-- SUPPLIED ENTRIES --
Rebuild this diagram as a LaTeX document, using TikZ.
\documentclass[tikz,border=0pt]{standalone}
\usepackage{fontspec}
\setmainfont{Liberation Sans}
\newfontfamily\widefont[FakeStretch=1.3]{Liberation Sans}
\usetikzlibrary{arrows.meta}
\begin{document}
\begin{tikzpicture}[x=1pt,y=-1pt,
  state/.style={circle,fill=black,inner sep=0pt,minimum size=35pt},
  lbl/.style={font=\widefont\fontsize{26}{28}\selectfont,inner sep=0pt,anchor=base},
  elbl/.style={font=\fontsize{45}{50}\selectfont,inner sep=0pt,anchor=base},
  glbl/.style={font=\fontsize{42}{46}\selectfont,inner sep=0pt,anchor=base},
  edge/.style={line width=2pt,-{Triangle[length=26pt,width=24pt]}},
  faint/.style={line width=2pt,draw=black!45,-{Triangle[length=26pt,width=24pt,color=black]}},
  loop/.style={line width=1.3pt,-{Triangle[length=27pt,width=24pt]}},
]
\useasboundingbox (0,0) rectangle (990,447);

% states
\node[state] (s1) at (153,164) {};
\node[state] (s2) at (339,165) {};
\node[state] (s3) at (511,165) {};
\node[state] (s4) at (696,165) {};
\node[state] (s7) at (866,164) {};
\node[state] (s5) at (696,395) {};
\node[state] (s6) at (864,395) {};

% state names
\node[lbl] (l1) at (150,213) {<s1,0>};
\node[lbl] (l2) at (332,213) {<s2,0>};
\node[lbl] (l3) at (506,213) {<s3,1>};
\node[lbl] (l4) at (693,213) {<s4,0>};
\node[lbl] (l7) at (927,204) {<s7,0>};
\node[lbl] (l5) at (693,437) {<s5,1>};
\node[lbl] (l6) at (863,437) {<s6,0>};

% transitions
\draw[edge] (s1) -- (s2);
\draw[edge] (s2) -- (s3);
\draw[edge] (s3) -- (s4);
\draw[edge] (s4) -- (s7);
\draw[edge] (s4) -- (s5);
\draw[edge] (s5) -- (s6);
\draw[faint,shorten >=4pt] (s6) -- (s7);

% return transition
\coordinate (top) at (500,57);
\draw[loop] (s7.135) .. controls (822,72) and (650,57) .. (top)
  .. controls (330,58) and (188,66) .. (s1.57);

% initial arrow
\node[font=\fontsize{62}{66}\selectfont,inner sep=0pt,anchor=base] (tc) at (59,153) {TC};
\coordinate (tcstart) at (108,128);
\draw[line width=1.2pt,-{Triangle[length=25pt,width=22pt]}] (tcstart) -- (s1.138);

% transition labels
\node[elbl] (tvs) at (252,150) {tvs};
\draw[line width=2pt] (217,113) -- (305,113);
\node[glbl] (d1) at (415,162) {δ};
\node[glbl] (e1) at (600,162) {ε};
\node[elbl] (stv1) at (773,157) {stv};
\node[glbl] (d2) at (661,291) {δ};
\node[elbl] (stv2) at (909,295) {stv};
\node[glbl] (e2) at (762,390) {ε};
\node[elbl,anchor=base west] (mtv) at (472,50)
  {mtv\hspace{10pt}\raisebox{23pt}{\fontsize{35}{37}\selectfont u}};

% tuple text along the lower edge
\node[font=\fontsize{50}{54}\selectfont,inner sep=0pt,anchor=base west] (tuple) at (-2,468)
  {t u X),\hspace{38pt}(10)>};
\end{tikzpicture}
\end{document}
* * *
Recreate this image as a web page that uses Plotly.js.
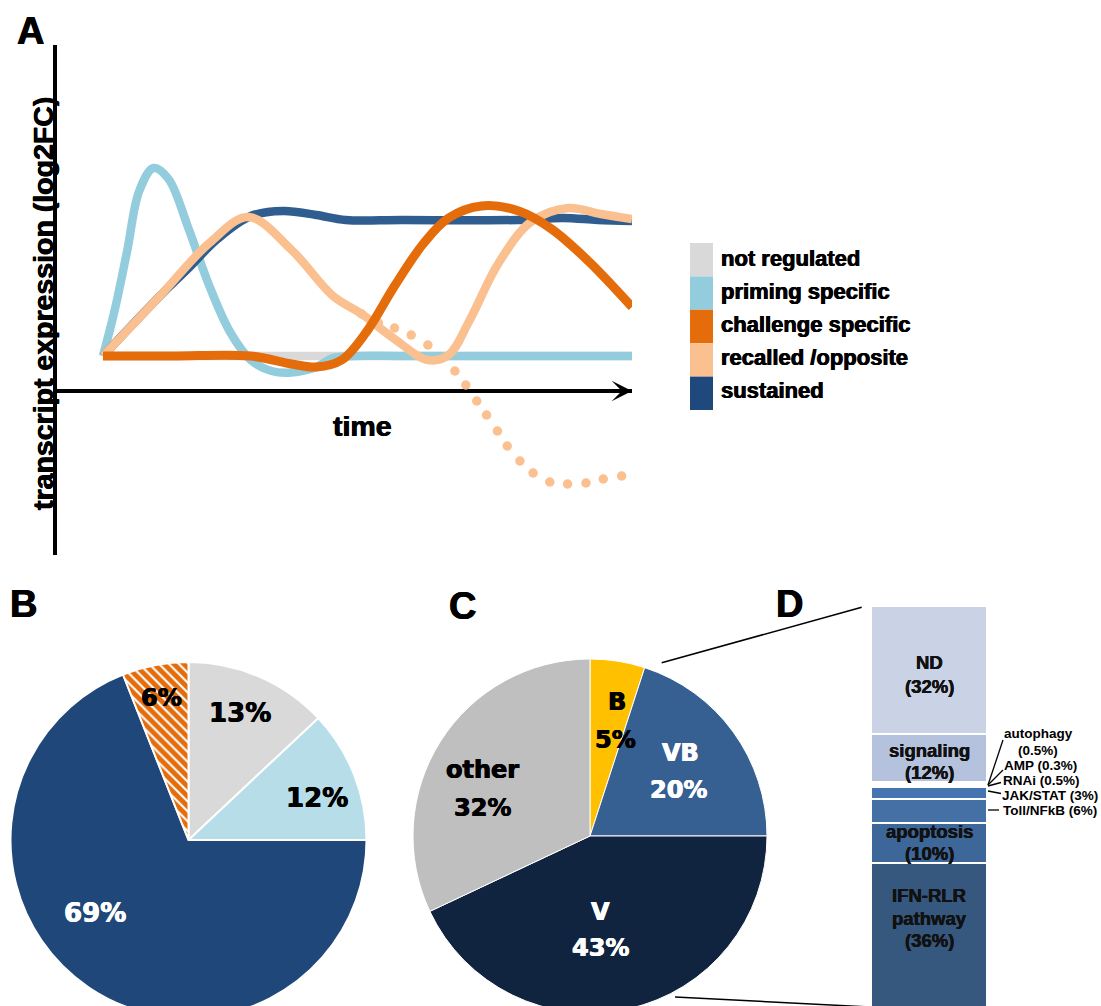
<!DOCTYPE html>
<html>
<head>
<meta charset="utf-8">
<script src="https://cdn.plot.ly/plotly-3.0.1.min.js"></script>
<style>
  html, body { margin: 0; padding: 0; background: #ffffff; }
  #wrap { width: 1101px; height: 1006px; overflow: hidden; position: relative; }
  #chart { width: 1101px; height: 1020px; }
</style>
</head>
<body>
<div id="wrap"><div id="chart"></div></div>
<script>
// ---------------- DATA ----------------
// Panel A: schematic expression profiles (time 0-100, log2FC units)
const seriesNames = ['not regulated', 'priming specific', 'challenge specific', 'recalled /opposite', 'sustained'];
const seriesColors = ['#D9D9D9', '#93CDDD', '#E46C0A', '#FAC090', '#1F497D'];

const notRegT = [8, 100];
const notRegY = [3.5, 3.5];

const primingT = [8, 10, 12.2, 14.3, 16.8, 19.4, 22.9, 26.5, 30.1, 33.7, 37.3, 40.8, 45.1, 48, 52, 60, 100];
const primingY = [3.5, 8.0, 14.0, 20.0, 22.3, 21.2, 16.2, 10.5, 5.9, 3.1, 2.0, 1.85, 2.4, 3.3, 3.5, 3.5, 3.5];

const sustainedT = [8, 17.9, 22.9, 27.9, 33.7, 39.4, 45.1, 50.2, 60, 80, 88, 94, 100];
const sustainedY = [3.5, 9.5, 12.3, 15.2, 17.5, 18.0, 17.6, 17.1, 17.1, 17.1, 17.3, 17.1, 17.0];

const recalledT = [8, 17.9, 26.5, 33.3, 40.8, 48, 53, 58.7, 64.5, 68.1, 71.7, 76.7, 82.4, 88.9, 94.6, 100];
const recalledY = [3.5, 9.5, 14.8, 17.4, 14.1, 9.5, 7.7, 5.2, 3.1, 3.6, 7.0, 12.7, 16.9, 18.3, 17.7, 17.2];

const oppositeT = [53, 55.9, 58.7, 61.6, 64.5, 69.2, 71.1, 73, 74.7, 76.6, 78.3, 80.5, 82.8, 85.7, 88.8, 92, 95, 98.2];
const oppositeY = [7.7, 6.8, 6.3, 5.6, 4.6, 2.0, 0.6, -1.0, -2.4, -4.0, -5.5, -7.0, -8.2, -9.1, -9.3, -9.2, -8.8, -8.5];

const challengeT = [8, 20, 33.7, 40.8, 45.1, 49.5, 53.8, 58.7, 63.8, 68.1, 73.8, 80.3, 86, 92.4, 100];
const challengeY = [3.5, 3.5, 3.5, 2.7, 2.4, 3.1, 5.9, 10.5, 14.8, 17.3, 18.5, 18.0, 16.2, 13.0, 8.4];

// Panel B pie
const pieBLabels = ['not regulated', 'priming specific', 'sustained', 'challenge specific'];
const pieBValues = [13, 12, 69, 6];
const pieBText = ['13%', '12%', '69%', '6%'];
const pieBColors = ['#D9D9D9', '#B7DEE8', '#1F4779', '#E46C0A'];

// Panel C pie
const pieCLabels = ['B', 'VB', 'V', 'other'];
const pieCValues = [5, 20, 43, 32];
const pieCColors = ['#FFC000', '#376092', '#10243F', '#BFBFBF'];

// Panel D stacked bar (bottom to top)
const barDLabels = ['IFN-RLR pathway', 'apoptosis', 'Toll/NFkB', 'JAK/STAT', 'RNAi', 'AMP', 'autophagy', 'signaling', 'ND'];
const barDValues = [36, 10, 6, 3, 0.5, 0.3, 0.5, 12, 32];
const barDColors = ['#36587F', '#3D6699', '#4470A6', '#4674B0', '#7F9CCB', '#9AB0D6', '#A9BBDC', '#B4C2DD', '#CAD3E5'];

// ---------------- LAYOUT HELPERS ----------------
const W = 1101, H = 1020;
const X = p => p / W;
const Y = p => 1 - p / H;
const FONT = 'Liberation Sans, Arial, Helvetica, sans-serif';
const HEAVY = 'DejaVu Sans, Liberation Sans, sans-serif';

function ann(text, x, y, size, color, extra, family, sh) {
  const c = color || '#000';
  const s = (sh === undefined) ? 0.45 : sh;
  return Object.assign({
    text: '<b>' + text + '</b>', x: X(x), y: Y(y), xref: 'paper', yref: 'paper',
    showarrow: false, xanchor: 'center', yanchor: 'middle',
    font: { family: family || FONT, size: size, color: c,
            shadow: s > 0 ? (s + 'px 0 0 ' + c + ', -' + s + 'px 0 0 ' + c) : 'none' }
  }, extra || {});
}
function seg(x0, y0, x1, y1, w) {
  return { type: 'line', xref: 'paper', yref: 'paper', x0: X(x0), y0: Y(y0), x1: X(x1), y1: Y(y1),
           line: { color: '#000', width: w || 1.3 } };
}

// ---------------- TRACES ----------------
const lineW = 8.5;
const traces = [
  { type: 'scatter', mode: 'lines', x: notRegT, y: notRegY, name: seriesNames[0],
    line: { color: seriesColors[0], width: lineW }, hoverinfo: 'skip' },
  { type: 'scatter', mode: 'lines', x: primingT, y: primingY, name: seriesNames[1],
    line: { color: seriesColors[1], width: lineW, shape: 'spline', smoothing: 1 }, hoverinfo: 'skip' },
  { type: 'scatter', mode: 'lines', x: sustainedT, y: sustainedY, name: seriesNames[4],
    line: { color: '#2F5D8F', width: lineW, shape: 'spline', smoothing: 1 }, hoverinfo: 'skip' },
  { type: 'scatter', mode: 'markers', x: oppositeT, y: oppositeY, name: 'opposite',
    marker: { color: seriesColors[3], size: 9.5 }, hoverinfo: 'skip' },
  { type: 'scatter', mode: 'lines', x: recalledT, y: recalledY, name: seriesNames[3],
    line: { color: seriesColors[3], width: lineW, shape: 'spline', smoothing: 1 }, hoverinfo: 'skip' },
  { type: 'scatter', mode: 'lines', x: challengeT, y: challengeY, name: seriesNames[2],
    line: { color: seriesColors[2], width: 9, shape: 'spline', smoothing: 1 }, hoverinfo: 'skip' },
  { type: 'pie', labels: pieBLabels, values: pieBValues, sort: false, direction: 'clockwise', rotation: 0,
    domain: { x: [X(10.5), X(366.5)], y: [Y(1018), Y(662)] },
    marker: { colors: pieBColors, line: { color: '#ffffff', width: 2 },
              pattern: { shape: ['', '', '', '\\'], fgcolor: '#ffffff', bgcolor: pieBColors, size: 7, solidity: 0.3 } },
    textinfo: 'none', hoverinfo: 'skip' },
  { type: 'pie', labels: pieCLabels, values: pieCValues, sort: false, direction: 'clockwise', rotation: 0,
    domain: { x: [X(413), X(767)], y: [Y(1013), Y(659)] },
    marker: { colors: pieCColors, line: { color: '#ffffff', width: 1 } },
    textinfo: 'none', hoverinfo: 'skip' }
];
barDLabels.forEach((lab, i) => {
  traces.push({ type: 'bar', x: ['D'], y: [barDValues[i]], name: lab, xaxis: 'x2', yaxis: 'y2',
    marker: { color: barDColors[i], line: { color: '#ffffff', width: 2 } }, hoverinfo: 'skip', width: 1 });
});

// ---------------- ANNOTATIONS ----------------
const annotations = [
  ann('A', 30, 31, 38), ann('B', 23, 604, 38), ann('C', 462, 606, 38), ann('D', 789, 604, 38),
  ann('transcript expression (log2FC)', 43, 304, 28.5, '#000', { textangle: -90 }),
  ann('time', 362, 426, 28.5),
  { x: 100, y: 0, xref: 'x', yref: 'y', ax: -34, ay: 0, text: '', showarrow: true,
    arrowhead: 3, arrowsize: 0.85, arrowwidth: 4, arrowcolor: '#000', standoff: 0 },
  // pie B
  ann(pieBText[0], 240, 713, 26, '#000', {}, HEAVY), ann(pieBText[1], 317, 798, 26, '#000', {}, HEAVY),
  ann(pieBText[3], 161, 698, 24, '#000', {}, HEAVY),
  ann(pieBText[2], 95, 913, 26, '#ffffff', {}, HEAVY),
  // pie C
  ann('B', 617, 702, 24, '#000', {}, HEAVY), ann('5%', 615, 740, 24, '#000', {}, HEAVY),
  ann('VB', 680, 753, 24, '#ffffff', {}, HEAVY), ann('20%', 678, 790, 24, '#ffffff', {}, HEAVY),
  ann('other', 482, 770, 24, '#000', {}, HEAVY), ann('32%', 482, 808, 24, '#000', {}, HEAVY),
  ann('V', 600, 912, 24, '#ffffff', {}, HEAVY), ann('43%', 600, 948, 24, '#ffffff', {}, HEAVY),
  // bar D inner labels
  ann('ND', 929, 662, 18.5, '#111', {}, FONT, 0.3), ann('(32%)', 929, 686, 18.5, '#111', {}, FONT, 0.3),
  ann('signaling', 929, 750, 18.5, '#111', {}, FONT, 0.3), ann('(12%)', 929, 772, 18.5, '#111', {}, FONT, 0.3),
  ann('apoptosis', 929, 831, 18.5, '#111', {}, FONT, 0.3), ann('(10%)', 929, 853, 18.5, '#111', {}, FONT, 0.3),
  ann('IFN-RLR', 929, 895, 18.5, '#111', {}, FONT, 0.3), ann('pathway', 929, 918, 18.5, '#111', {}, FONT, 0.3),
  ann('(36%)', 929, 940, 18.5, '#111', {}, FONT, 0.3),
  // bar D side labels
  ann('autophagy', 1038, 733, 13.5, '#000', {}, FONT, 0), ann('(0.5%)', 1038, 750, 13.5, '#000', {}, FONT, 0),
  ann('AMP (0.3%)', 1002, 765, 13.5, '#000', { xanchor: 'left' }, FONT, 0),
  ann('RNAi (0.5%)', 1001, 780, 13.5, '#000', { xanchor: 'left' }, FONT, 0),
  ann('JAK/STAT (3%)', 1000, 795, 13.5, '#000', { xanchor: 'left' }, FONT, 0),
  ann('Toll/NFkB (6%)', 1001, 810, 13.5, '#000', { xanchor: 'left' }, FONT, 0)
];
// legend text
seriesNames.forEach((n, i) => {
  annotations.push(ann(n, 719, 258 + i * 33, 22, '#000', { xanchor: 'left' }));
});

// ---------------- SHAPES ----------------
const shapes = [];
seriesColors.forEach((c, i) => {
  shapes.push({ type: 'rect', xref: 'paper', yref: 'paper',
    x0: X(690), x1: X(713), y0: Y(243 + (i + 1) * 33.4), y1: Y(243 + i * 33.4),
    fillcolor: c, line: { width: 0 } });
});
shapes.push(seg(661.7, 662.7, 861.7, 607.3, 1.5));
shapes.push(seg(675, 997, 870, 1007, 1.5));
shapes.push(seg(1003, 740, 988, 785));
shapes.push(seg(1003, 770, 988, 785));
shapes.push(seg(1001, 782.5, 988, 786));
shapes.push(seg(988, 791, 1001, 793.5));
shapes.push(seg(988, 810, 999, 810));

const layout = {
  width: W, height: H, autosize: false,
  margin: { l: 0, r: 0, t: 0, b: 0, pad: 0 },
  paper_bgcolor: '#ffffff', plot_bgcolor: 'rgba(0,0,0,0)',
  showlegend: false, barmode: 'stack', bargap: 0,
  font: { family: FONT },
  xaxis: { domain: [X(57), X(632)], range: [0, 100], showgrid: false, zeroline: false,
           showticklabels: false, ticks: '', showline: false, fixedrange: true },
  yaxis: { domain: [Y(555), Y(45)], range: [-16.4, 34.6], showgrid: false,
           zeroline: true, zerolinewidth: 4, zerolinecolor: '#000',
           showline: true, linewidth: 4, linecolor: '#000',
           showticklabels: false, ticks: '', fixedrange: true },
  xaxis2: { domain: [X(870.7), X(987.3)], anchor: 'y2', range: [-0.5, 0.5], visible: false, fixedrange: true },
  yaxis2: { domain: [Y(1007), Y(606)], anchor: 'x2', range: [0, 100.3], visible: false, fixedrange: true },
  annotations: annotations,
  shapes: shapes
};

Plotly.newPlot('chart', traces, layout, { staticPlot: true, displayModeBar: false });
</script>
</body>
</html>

-- THE REQUEST --
Taking the entries above, extract every line from the one bearing "Recreate this image" through the one bearing "const notRegY = [3.5, 3.5];", exactly, with no pictures.

-- REPLY TO THE TASK --
Recreate this image as a web page that uses Plotly.js.
<!DOCTYPE html>
<html>
<head>
<meta charset="utf-8">
<script src="https://cdn.plot.ly/plotly-3.0.1.min.js"></script>
<style>
  html, body { margin: 0; padding: 0; background: #ffffff; }
  #wrap { width: 1101px; height: 1006px; overflow: hidden; position: relative; }
  #chart { width: 1101px; height: 1020px; }
</style>
</head>
<body>
<div id="wrap"><div id="chart"></div></div>
<script>
// ---------------- DATA ----------------
// Panel A: schematic expression profiles (time 0-100, log2FC units)
const seriesNames = ['not regulated', 'priming specific', 'challenge specific', 'recalled /opposite', 'sustained'];
const seriesColors = ['#D9D9D9', '#93CDDD', '#E46C0A', '#FAC090', '#1F497D'];

const notRegT = [8, 100];
const notRegY = [3.5, 3.5];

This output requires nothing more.